You have forced us to put our lives on hold to straighten out the mess you are making. We will have to give up our vacations, our time spent with our children, any relaxation time we may have had and money we cannot afford to spend on you to bring our concerns to Washington.
Thursday, June 18, 2009
Thursday, June 11, 2009
I might be getting caught up in the drama
As I look at my attempts to get people together for our own little neighborhood 9/12 project, listen daily to Glenn Beck's radio program and just about any other conservative radio show in our area, watch my blood pressure goes up, and feel like my head might actually explode, I have to wonder if maybe I'm getting sucked into the vortex of a drama or if this is just my version of caring about the future.
This might explain my reluctance to call myself a "leader" in a movement meant to rein in the recklessness of a government that seems to be drunk on its own power. In both our meetings to date, I was careful to emphasize that this wasn't about me. I wanted to make sure that everyone knew that if they had something to say, I wasn't going to let that voice get stifled. I'm just now wondering if maybe I should be stifling my own a little more.
I wonder these things because I know my propensity to get caught up in drama. When I started the Carterville 9/12 Project, I committed to myself to be level-headed, to look at the facts, to be bound by principles in how I act and by nothing else. So I'm stepping back now and taking a look at myself, at my actions, my words, my direction.
So I ask: Is it just me, or is this government really being reckless with their power? Am I buying into a crazy right-wing conspiracy to start some kind of new revolutionary war which just isn't at that point yet?
When I was a new parent, stark warnings seemed to come from every angle to not shake the baby, no matter how frustrated I got. With our first child, I couldn't really understand how anybody could ever shake their own child and inflict life-threatening injuries. Then we had our second, bless her heart. She cried loud, long, and often as an infant. I finally got to that point where I understood how a father or mother could lose their cool and shake their precious child. I was close. I put our daughter down quickly and walked away. I understood how it could happen, and it scared me. (I love her with all my heart even though, to this day six years later, I find myself getting comparably upset and have to give myself a time-out.)
A father who will not put some distance between himself and his wailing child, and allows himself to get caught up in the "drama," could very well act rashly and do irreversible damage to his precious child. I may not be able to imagine myself taking up my arms and going out against our government now, but who is to say that someone who is normally calm and level-headed and unlikely to rise up in rebellion would never do that under certain circumstances?

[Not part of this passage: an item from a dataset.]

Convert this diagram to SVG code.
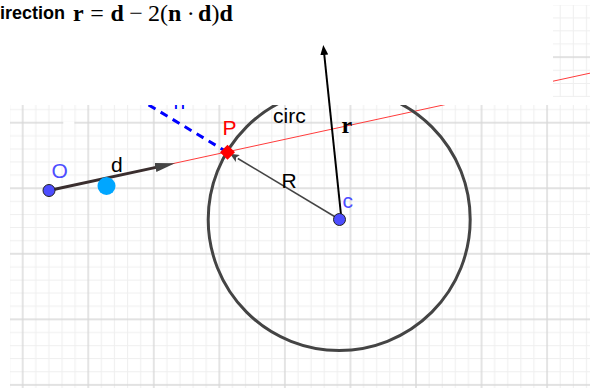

Thus, we must all be very deliberate, careful, and measured in our attitudes and actions. Temperance and moderation must prevail in all conditions. Heaven knows, it isn't prevailing in the halls of Congress or in the White House.
This might explain my reluctance to call myself a "leader" in a movement meant to rein in the recklessness of a government that seems to be drunk on its own power. In both our meetings to date, I was careful to emphasize that this wasn't about me. I wanted to make sure that everyone knew that if they had something to say, I wasn't going to let that voice get stifled. I'm just now wondering if maybe I should be stifling my own a little more.
I wonder these things because I know my propensity to get caught up in drama. When I started the Carterville 9/12 Project, I committed to myself to be level-headed, to look at the facts, to be bound by principles in how I act and by nothing else. So I'm stepping back now and taking a look at myself, at my actions, my words, my direction.
So I ask: Is it just me, or is this government really being reckless with their power? Am I buying into a crazy right-wing conspiracy to start some kind of new revolutionary war which just isn't at that point yet?
When I was a new parent, stark warnings seemed to come from every angle to not shake the baby, no matter how frustrated I got. With our first child, I couldn't really understand how anybody could ever shake their own child and inflict life-threatening injuries. Then we had our second, bless her heart. She cried loud, long, and often as an infant. I finally got to that point where I understood how a father or mother could lose their cool and shake their precious child. I was close. I put our daughter down quickly and walked away. I understood how it could happen, and it scared me. (I love her with all my heart even though, to this day six years later, I find myself getting comparably upset and have to give myself a time-out.)
A father who will not put some distance between himself and his wailing child, and allows himself to get caught up in the "drama," could very well act rashly and do irreversible damage to his precious child. I may not be able to imagine myself taking up my arms and going out against our government now, but who is to say that someone who is normally calm and level-headed and unlikely to rise up in rebellion would never do that under certain circumstances?
Thus, we must all be very deliberate, careful, and measured in our attitudes and actions. Temperance and moderation must prevail in all conditions. Heaven knows, it isn't prevailing in the halls of Congress or in the White House.